> **EXERCISE BRIEF**
Set the listing down again in full, word for word, with the pictures left out.
── DATASET EXTRACT
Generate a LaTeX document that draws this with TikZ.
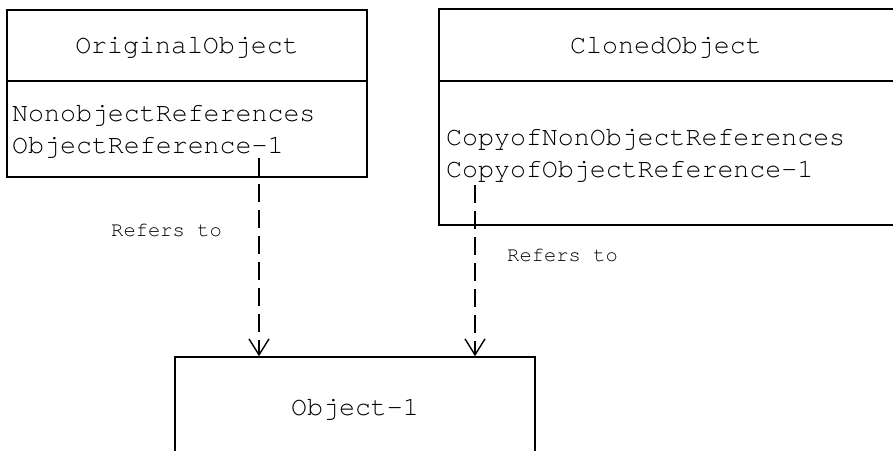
\documentclass[tikz,border=0pt]{standalone}
\usepackage{fontspec}
\usetikzlibrary{arrows.meta}
\newfontfamily\mainmono{texgyrecursor-regular.otf}
\newfontfamily\labmono{texgyrecursor-regular.otf}
\begin{document}
\begin{tikzpicture}[x=1pt,y=-1pt,
  box/.style={draw=black,line width=1.6pt,rectangle,inner sep=0pt},
  txt/.style={font=\mainmono\fontsize{26.6}{30}\selectfont,anchor=base west,inner sep=0pt},
  ttl/.style={font=\mainmono\fontsize{26.6}{30}\selectfont,anchor=base,inner sep=0pt},
  lab/.style={font=\labmono\fontsize{20.5}{24}\selectfont,anchor=base west,inner sep=0pt},
  ref/.style={line width=1.4pt,dash pattern=on 18pt off 8pt,-{Straight Barb[length=16pt,width=20pt,line width=1.4pt]}}]
\useasboundingbox (0,0) rectangle (893,450);
% original object
\node[box,minimum width=360pt,minimum height=167pt] (orig) at (187,93.5) {};
\draw[line width=1.6pt] (orig.west |- 0,81) -- (orig.east |- 0,81);
\node[ttl] (origt) at (187,53) {OriginalObject};
\node[txt] (origa) at (12,121) {NonobjectReferences};
\node[txt] (origb) at (12,153) {ObjectReference-1};
% cloned object
\node[box,minimum width=456pt,minimum height=216pt] (clon) at (667,117) {};
\draw[line width=1.6pt] (clon.west |- 0,81) -- (clon.east |- 0,81);
\node[ttl] (clont) at (666,53) {ClonedObject};
\node[txt] (clona) at (446,145) {CopyofNonObjectReferences};
\node[txt] (clonb) at (446,177) {CopyofObjectReference-1};
% object-1
\node[box,minimum width=360pt,minimum height=140pt] (obj) at (355,427) {};
\node[ttl] (objt) at (355,415) {Object-1};
% references
\coordinate (r1) at (259,158);
\coordinate (r2) at (475,185);
\draw[ref] (r1) -- (r1 |- obj.north);
\draw[ref] (r2) -- (r2 |- obj.north);
\node[lab] (l1) at (111,236) {Refers to};
\node[lab] (l2) at (507,261) {Refers to};
\end{tikzpicture}
\end{document}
────
> **TASK ANSWER**
Generate a LaTeX document that draws this with TikZ.
\documentclass[tikz,border=0pt]{standalone}
\usepackage{fontspec}
\usetikzlibrary{arrows.meta}
\newfontfamily\mainmono{texgyrecursor-regular.otf}
\newfontfamily\labmono{texgyrecursor-regular.otf}
\begin{document}
\begin{tikzpicture}[x=1pt,y=-1pt,
  box/.style={draw=black,line width=1.6pt,rectangle,inner sep=0pt},
  txt/.style={font=\mainmono\fontsize{26.6}{30}\selectfont,anchor=base west,inner sep=0pt},
  ttl/.style={font=\mainmono\fontsize{26.6}{30}\selectfont,anchor=base,inner sep=0pt},
  lab/.style={font=\labmono\fontsize{20.5}{24}\selectfont,anchor=base west,inner sep=0pt},
  ref/.style={line width=1.4pt,dash pattern=on 18pt off 8pt,-{Straight Barb[length=16pt,width=20pt,line width=1.4pt]}}]
\useasboundingbox (0,0) rectangle (893,450);
% original object
\node[box,minimum width=360pt,minimum height=167pt] (orig) at (187,93.5) {};
\draw[line width=1.6pt] (orig.west |- 0,81) -- (orig.east |- 0,81);
\node[ttl] (origt) at (187,53) {OriginalObject};
\node[txt] (origa) at (12,121) {NonobjectReferences};
\node[txt] (origb) at (12,153) {ObjectReference-1};
% cloned object
\node[box,minimum width=456pt,minimum height=216pt] (clon) at (667,117) {};
\draw[line width=1.6pt] (clon.west |- 0,81) -- (clon.east |- 0,81);
\node[ttl] (clont) at (666,53) {ClonedObject};
\node[txt] (clona) at (446,145) {CopyofNonObjectReferences};
\node[txt] (clonb) at (446,177) {CopyofObjectReference-1};
% object-1
\node[box,minimum width=360pt,minimum height=140pt] (obj) at (355,427) {};
\node[ttl] (objt) at (355,415) {Object-1};
% references
\coordinate (r1) at (259,158);
\coordinate (r2) at (475,185);
\draw[ref] (r1) -- (r1 |- obj.north);
\draw[ref] (r2) -- (r2 |- obj.north);
\node[lab] (l1) at (111,236) {Refers to};
\node[lab] (l2) at (507,261) {Refers to};
\end{tikzpicture}
\end{document}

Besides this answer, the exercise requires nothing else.